> [TASK]: Pick out each line below containing "this".

> [EXERCISE MATERIAL]:
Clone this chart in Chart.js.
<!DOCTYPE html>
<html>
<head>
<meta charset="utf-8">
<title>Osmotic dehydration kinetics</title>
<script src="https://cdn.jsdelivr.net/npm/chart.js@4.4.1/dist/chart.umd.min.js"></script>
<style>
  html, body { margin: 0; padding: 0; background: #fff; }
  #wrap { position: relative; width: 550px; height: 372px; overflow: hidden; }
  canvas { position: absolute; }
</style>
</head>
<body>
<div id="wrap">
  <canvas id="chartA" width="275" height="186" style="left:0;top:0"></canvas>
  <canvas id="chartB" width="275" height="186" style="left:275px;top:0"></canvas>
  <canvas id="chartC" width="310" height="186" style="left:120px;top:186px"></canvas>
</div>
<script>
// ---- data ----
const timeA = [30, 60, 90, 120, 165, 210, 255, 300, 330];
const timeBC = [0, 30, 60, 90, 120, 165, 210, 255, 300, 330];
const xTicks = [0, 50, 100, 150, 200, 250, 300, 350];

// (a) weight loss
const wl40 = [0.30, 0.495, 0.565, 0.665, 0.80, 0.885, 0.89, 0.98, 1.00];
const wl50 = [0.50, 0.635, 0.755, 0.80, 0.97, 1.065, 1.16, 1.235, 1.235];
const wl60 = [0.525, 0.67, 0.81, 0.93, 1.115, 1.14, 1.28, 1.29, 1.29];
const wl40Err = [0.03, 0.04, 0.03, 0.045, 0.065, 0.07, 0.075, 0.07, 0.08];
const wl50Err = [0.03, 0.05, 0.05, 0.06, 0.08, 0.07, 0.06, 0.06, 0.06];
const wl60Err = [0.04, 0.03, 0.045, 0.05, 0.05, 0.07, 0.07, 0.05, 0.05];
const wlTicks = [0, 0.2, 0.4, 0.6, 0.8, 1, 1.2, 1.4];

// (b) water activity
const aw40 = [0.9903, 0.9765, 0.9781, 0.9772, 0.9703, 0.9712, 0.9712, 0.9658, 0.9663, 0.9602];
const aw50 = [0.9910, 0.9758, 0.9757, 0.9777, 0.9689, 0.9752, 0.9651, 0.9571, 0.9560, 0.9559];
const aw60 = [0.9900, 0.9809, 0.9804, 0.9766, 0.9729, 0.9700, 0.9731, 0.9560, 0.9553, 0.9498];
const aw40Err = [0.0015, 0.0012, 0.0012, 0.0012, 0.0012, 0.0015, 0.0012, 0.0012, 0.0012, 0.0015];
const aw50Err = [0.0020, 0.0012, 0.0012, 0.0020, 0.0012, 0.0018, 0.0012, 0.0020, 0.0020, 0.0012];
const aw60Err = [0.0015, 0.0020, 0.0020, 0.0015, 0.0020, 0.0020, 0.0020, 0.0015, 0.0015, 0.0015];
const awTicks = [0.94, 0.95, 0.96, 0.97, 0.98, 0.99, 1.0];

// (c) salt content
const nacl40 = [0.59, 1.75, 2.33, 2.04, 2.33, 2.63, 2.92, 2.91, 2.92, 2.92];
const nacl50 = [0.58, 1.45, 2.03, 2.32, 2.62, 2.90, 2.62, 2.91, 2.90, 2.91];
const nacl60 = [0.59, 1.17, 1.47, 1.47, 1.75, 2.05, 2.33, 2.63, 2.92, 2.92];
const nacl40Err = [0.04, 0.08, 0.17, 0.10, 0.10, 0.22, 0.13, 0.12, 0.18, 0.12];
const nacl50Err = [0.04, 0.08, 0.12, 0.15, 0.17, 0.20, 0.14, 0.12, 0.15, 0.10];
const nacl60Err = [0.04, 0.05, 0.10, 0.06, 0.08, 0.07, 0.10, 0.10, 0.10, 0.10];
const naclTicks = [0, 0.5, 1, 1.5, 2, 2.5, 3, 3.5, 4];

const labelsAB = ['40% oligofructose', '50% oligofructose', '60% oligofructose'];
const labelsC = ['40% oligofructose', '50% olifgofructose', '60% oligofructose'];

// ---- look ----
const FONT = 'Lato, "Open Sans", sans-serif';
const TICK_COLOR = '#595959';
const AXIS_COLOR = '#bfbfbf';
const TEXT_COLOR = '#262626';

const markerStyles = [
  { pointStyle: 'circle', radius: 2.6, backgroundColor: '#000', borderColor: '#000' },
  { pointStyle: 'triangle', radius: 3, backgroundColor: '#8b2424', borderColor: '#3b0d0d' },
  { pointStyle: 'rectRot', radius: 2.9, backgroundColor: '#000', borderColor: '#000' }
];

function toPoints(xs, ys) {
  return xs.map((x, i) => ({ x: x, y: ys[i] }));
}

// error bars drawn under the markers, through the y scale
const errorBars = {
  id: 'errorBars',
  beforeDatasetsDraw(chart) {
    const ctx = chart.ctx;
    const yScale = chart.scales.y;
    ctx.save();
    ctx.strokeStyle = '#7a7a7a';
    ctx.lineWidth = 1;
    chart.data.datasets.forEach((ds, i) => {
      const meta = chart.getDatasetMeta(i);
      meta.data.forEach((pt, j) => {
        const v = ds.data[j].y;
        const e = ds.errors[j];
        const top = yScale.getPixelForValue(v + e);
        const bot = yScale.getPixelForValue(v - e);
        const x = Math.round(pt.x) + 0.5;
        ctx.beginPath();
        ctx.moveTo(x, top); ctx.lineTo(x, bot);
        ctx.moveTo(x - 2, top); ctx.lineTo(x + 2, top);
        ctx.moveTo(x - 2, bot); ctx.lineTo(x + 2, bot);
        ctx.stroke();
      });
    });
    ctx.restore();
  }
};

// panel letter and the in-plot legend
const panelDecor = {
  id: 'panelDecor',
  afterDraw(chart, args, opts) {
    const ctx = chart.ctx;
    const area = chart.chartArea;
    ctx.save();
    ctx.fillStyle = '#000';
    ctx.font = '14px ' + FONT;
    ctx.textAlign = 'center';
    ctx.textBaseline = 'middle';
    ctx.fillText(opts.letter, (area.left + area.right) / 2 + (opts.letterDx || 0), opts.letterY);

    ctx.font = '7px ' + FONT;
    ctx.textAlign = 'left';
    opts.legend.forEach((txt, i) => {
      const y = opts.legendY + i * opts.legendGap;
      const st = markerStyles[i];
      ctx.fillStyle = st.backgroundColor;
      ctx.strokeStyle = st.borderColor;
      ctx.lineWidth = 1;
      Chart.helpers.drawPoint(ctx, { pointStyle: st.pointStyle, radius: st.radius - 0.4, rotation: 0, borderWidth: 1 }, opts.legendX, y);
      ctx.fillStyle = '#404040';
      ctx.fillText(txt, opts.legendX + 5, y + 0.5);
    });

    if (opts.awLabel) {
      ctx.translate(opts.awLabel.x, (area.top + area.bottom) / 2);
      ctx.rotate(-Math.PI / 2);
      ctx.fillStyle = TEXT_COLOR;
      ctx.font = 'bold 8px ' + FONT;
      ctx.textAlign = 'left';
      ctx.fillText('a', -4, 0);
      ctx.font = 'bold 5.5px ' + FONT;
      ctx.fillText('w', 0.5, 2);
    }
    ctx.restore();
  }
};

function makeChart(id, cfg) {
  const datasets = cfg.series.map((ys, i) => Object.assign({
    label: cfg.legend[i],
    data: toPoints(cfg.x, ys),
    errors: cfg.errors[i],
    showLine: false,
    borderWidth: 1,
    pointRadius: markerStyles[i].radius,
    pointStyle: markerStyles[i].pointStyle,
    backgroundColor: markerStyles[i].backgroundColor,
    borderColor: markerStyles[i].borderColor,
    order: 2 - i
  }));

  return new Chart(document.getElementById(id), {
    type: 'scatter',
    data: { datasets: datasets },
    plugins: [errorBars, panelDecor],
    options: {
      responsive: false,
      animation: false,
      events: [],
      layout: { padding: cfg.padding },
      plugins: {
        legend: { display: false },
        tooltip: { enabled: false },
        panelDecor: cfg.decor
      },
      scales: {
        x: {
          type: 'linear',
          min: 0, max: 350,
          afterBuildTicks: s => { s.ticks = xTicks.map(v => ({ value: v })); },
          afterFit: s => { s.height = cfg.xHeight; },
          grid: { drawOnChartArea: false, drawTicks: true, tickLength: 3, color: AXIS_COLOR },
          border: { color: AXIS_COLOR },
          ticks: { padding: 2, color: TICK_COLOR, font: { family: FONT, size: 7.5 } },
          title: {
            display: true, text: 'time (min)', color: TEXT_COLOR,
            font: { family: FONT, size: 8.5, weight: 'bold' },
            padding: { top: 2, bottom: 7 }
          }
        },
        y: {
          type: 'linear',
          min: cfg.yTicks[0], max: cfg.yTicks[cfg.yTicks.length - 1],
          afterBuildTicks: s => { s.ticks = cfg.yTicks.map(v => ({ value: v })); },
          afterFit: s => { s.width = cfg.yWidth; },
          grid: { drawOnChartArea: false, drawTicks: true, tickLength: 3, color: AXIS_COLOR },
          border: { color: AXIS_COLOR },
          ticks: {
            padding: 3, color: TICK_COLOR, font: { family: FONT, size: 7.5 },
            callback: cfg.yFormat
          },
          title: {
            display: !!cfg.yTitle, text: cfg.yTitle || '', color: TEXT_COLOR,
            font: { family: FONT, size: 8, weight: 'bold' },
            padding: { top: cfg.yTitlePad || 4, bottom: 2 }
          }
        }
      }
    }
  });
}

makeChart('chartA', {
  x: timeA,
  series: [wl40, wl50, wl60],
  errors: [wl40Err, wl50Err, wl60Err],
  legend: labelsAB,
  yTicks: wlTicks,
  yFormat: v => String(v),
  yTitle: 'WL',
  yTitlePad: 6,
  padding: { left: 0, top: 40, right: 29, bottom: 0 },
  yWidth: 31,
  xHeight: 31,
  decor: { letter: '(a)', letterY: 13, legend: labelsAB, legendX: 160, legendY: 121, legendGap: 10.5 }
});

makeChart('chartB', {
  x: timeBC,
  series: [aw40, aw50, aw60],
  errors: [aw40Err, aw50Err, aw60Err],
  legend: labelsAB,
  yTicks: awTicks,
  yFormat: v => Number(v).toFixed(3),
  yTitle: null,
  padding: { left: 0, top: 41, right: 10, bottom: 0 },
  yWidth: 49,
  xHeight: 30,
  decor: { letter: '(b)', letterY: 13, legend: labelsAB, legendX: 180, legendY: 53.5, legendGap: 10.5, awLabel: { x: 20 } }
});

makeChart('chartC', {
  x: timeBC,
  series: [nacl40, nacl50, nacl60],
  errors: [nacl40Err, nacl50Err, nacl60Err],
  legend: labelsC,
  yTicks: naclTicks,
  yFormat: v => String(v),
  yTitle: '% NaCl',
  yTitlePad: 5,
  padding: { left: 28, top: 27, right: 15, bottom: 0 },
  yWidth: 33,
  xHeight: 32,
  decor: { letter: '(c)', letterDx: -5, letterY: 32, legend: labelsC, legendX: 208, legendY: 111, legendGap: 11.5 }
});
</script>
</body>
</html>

---

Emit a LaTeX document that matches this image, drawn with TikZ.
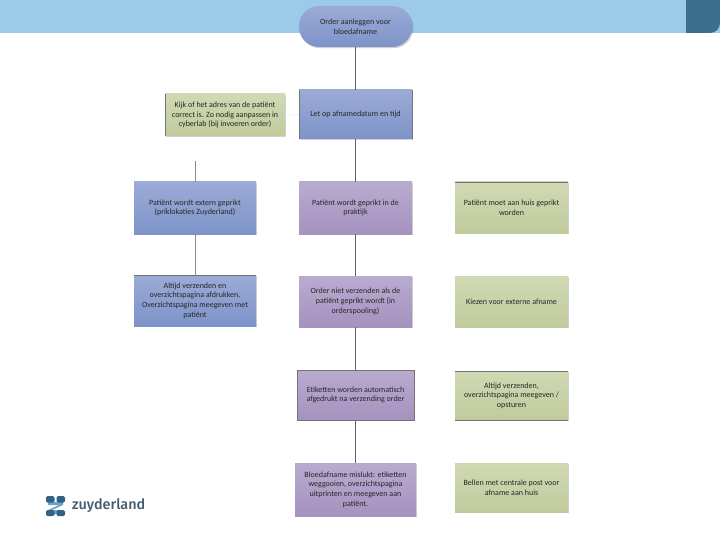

---

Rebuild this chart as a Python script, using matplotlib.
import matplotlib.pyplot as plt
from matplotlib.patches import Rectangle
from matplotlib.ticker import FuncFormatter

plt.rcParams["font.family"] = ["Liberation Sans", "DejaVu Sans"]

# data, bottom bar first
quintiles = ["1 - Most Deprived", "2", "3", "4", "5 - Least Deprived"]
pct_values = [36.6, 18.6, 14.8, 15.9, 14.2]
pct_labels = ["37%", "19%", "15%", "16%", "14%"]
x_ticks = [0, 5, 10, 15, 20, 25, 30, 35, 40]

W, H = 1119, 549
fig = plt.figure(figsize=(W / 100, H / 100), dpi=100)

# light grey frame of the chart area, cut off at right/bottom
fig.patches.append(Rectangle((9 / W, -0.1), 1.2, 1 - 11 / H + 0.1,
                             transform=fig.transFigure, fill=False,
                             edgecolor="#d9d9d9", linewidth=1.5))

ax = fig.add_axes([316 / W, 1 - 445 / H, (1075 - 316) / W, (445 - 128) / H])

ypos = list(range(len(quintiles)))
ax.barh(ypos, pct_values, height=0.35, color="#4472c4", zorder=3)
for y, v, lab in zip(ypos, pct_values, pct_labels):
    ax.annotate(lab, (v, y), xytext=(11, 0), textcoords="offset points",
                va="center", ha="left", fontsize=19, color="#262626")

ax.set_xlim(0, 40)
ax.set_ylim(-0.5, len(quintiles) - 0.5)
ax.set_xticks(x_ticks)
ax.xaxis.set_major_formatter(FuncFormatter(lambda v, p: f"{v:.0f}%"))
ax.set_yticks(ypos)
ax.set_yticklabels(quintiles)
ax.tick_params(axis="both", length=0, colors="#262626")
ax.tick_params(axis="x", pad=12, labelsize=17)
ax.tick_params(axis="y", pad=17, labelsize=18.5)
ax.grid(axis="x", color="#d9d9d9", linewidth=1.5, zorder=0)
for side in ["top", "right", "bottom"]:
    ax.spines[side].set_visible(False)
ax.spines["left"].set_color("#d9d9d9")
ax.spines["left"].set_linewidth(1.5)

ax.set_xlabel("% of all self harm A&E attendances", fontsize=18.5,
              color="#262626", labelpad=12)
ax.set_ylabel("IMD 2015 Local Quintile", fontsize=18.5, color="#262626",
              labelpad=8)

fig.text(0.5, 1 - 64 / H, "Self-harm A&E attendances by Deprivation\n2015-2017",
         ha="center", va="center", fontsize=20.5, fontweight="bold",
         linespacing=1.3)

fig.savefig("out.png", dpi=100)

> [FINAL RESULT]:
Clone this chart in Chart.js.
Emit a LaTeX document that matches this image, drawn with TikZ.
Rebuild this chart as a Python script, using matplotlib.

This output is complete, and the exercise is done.